A NYT contributor makes the case for ignition-interlock breathalyzers for drunk drivers.

People driving while intoxicated still cause about 13,000 deaths a year in the United States. And of the 1.4 million arrests made, one-third involve repeat offenders. The greatest potential of ignition interlocks is to reduce this recidivism.

These hand-held devices, typically attached to dashboards and connected to the ignition, use fuel-cell technology to measure the concentration of alcohol in a person’s breath. Although they are made by various companies, all ignition interlocks conform to strict standards of accuracy set by the National Highway Traffic Safety Administration. If too much alcohol is detected, the car will not start.

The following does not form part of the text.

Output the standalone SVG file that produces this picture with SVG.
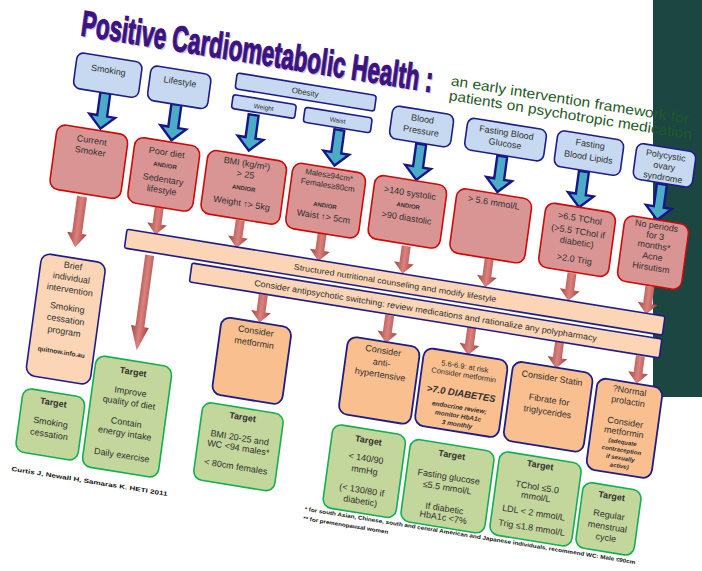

A person who has been drinking might naturally think of fooling the device by persuading a sober person to start the engine, but that is not enough to subvert the system, because the device requires breath samples while the person drives — at random intervals of five minutes to an hour. (At least one company is also integrating cameras with the interlocks to photograph the driver when he provides a breath sample.) The unit keeps a log of all tests, and it is sealed so that any attempts at tampering can be detected.

Ignition-interlock devices are not perfectly effective; a drunk can often borrow another car. But in one recent study they were found to reduce repeat drunk-driving offenses by 65 percent. If they were widely installed, the devices would save up to 750 lives a year, a recent National Highway Transportation Safety Administration report estimated.